Had a young fella suggest this a while back... it's a Hippo Ivory barrel, with a Buffalo Horn bead. I "scrim" the accent lines in... cut a small groove and then pen them in with India Ink. Both pieces are carrying my CA finish, buffed and polished to a very high gloss... What do ya'll think of the combo?


----------



## El Gato Loco (Jan 15, 2010)

BEAUTIFUL work man! Would love to use a call of this quality in a giveaway or promotion here on the site. If interested, please let me know.

Thanks for sharing with us.


----------



## Mattuk (Oct 16, 2010)

Brad as Chris said beautiful! You really do turn out some fantastic looking calls.


----------



## bar-d (Feb 3, 2010)

Quality work yotehntr.


----------



## hassell (Feb 9, 2010)

Again Craftsmanship at it's best.


----------



## Helmet_S (Mar 18, 2010)

Very nice call. What kind of prices are you charging for these? I need to see what I have to giveup for a new favorite call of mine. hahaha.


----------



## Yotehntr (Nov 17, 2010)

Thank you for the compliments guys!

Helmet_S I'm asking $200 for this one.


----------



## Mattuk (Oct 16, 2010)

Brad if you don't mind me asking, how many calls do you make a year? If you do just tell me to bleep off!


----------



## Helmet_S (Mar 18, 2010)

well it will definitly be a while before I can afford one but one of your calls will definitly remain on my wish list. Who knows maybe I will come into some spare cash in the near future.

Very nice looking call.


----------



## youngdon (Mar 10, 2010)

Nice calls as always Brad.


----------



## Bigdrowdy1 (Jan 29, 2010)

Looks great I bet with age it will even look better!


----------



## Yotehntr (Nov 17, 2010)

Thanks guys! Bigrowdy that's been my experience too.. the more aged I become the better everything looks!
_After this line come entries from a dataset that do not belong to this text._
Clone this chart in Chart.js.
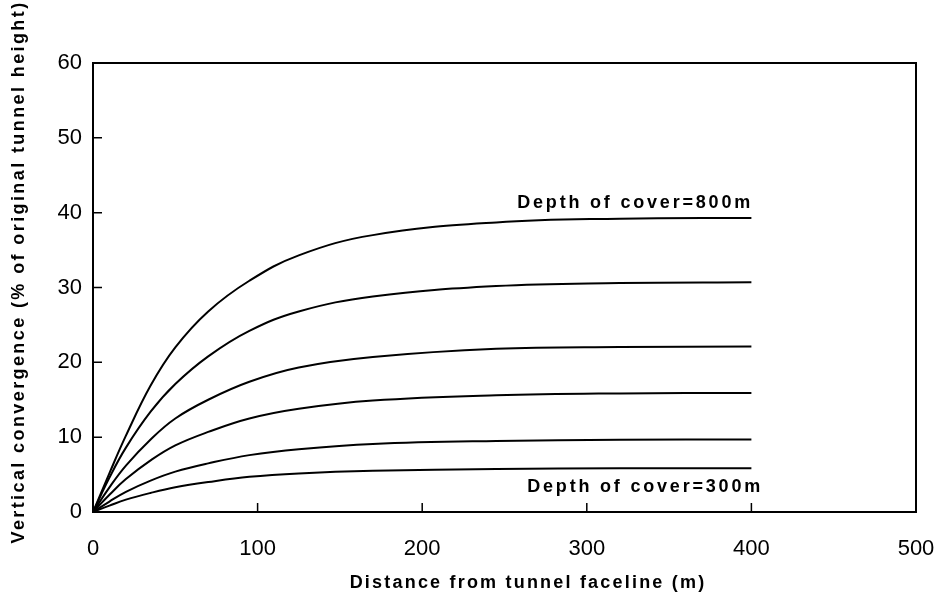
<!DOCTYPE html>
<html>
<head>
<meta charset="utf-8">
<script src="https://cdn.jsdelivr.net/npm/chart.js@4"></script>
<style>
  html, body { margin: 0; padding: 0; background: #fff; }
  #wrap { width: 947px; height: 600px; }
</style>
</head>
<body>
<div id="wrap"><canvas id="convChart" width="947" height="600"></canvas></div>
<script>
var distances = [0, 10, 20, 35, 50, 70, 95, 125, 170, 245, 320, 400];

// vertical convergence (% of original tunnel height), one array per depth of cover
var cover800 = [0, 5.2, 10.2, 16.9, 22.0, 26.8, 30.9, 34.3, 37.0, 38.7, 39.2, 39.3];
var cover700 = [0, 4.6, 8.6, 13.4, 17.1, 20.8, 24.2, 26.8, 28.8, 30.2, 30.6, 30.7];
var cover600 = [0, 3.3, 6.2, 9.7, 12.5, 15.0, 17.4, 19.3, 20.7, 21.8, 22.05, 22.1];
var cover500 = [0, 2.3, 4.4, 6.9, 8.9, 10.7, 12.5, 13.8, 14.9, 15.6, 15.85, 15.9];
var cover400 = [0, 1.4, 2.7, 4.2, 5.4, 6.5, 7.6, 8.4, 9.1, 9.5, 9.65, 9.7];
var cover300 = [0, 0.85, 1.65, 2.55, 3.3, 4.0, 4.7, 5.15, 5.5, 5.75, 5.83, 5.85];

var xTicks = [0, 100, 200, 300, 400, 500];
var yTicks = [0, 10, 20, 30, 40, 50, 60];

var xTitle = "Distance from tunnel faceline (m)";
var yTitle = "Vertical convergence (% of original tunnel height)";
var topNote = "Depth of cover=800m";
var bottomNote = "Depth of cover=300m";

function toPoints(vals) {
    return vals.map(function (v, i) { return { x: distances[i], y: v }; });
}

function lineSet(vals) {
    return {
        data: toPoints(vals),
        borderColor: '#000',
        borderWidth: 2,
        pointRadius: 0,
        fill: false,
        tension: 0.4
    };
}

// inward tick marks, top/right frame, titles and the two notes
var decorations = {
    id: 'decorations',
    afterDraw: function (chart) {
        var ctx = chart.ctx;
        var a = chart.chartArea;
        var xs = chart.scales.x, ys = chart.scales.y;
        ctx.save();
        ctx.strokeStyle = '#000';
        ctx.lineWidth = 2;
        ctx.beginPath();
        ctx.moveTo(a.left, a.top);
        ctx.lineTo(a.right, a.top);
        ctx.lineTo(a.right, a.bottom);
        ctx.stroke();

        ctx.lineWidth = 1.5;
        ctx.beginPath();
        xTicks.slice(1, -1).forEach(function (t) {
            var px = xs.getPixelForValue(t);
            ctx.moveTo(px, a.bottom);
            ctx.lineTo(px, a.bottom - 9);
        });
        yTicks.slice(1, -1).forEach(function (t) {
            var py = ys.getPixelForValue(t);
            ctx.moveTo(a.left, py);
            ctx.lineTo(a.left + 9, py);
        });
        ctx.stroke();

        ctx.fillStyle = '#000';
        ctx.font = 'bold 18px "Liberation Sans", Arial, sans-serif';
        ctx.textBaseline = 'middle';

        ctx.letterSpacing = '2.2px';
        ctx.textAlign = 'center';
        ctx.fillText(xTitle, 528, 583);

        ctx.save();
        ctx.letterSpacing = '2.4px';
        ctx.translate(19, 272);
        ctx.rotate(-Math.PI / 2);
        ctx.fillText(yTitle, 0, 0);
        ctx.restore();

        ctx.letterSpacing = '2.8px';
        ctx.textAlign = 'right';
        ctx.fillText(topNote, 753, 203);
        ctx.fillText(bottomNote, 763, 487);
        ctx.restore();
    }
};

var tickFont = { family: '"Liberation Sans", Arial, sans-serif', size: 22 };

var convChart = new Chart(document.getElementById('convChart'), {
    type: 'line',
    data: {
        datasets: [
            lineSet(cover800),
            lineSet(cover700),
            lineSet(cover600),
            lineSet(cover500),
            lineSet(cover400),
            lineSet(cover300)
        ]
    },
    options: {
        responsive: false,
        animation: false,
        events: [],
        layout: { padding: { left: 0, top: 63, right: 31, bottom: 0 } },
        plugins: {
            legend: { display: false },
            tooltip: { enabled: false }
        },
        scales: {
            x: {
                type: 'linear',
                min: 0,
                max: 500,
                afterBuildTicks: function (s) { s.ticks = xTicks.map(function (v) { return { value: v }; }); },
                afterFit: function (s) { s.height = 88; s.paddingLeft = 0; s.paddingRight = 0; },
                ticks: { color: '#000', font: tickFont, padding: 24, maxRotation: 0 },
                grid: { drawOnChartArea: false, drawTicks: false },
                border: { color: '#000', width: 2 }
            },
            y: {
                type: 'linear',
                min: 0,
                max: 60,
                afterBuildTicks: function (s) { s.ticks = yTicks.map(function (v) { return { value: v }; }); },
                afterFit: function (s) { s.width = 93; s.paddingTop = 0; s.paddingBottom = 0; },
                ticks: { color: '#000', font: tickFont, padding: 11 },
                grid: { drawOnChartArea: false, drawTicks: false },
                border: { color: '#000', width: 2 }
            }
        }
    },
    plugins: [decorations]
});
</script>
</body>
</html>
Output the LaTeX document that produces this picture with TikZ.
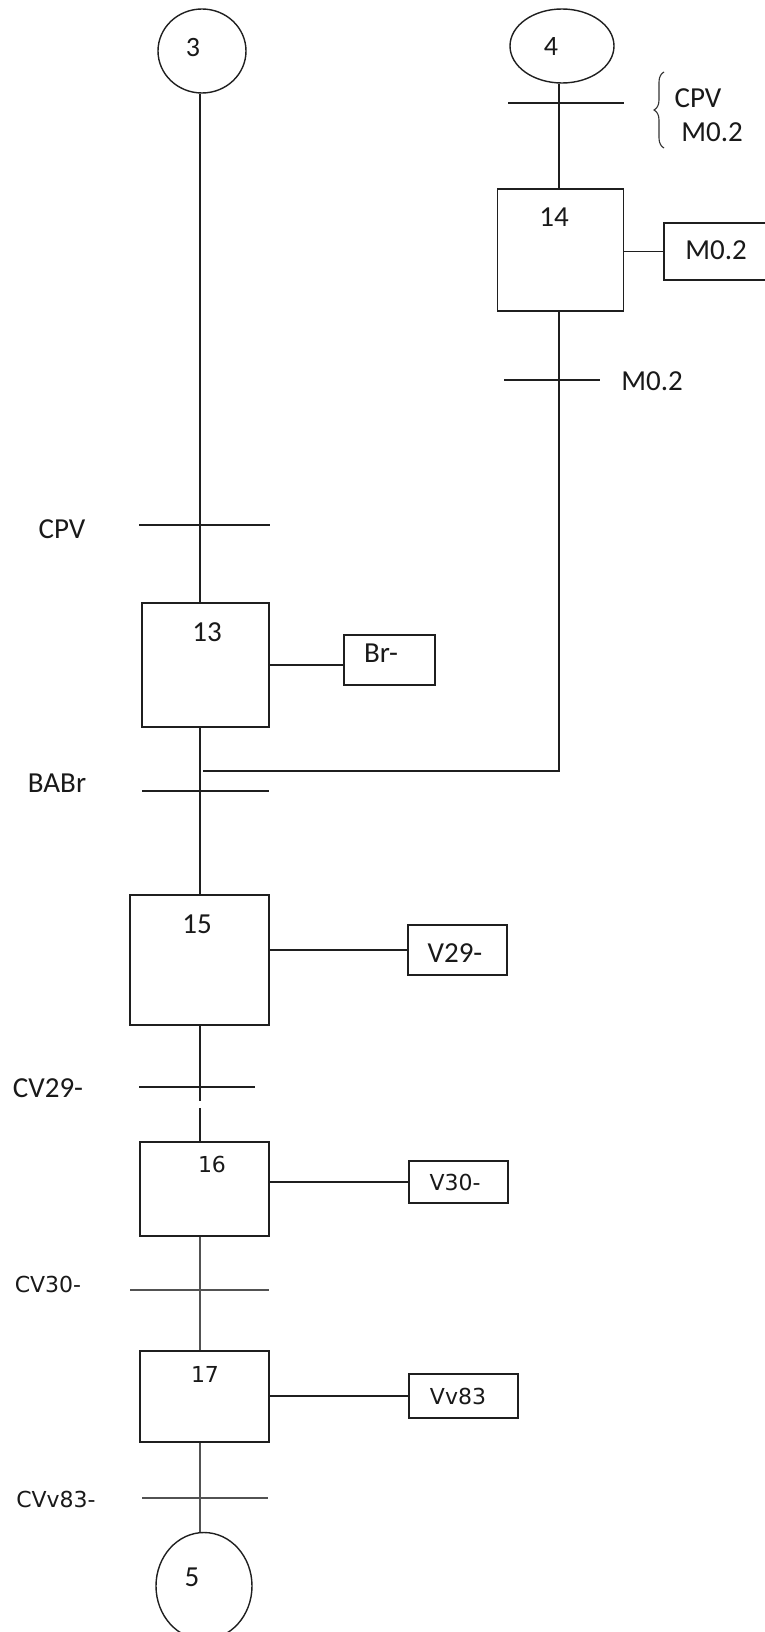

Mattuk, I have no idea buddy... My call making isn't all that personal, I'd never say that to a friend.... well and mean it. LOL I kind of go in spells... maybe at the most 1 a week. Sometimes I go a spell and don't make anything... then others I go crazy. LOL It's just a hobby and I try to keep it fun... when I get tired of it, I stop making them.


----------



## Mattuk (Oct 16, 2010)

Yotehntr said:


> Mattuk, I have no idea buddy... My call making isn't all that personal, I'd never say that to a friend.... well and mean it. LOL I kind of go in spells... maybe at the most 1 a week. Sometimes I go a spell and don't make anything... then others I go crazy. LOL It's just a hobby and I try to keep it fun... when I get tired of it, I stop making them.


You could tell me to sod off I wouldn't mind! So thats still 30 to 40 a year!


----------



## Yotehntr (Nov 17, 2010)

LOL yeah I think I get told that 30 or 40 times a week! LOL


----------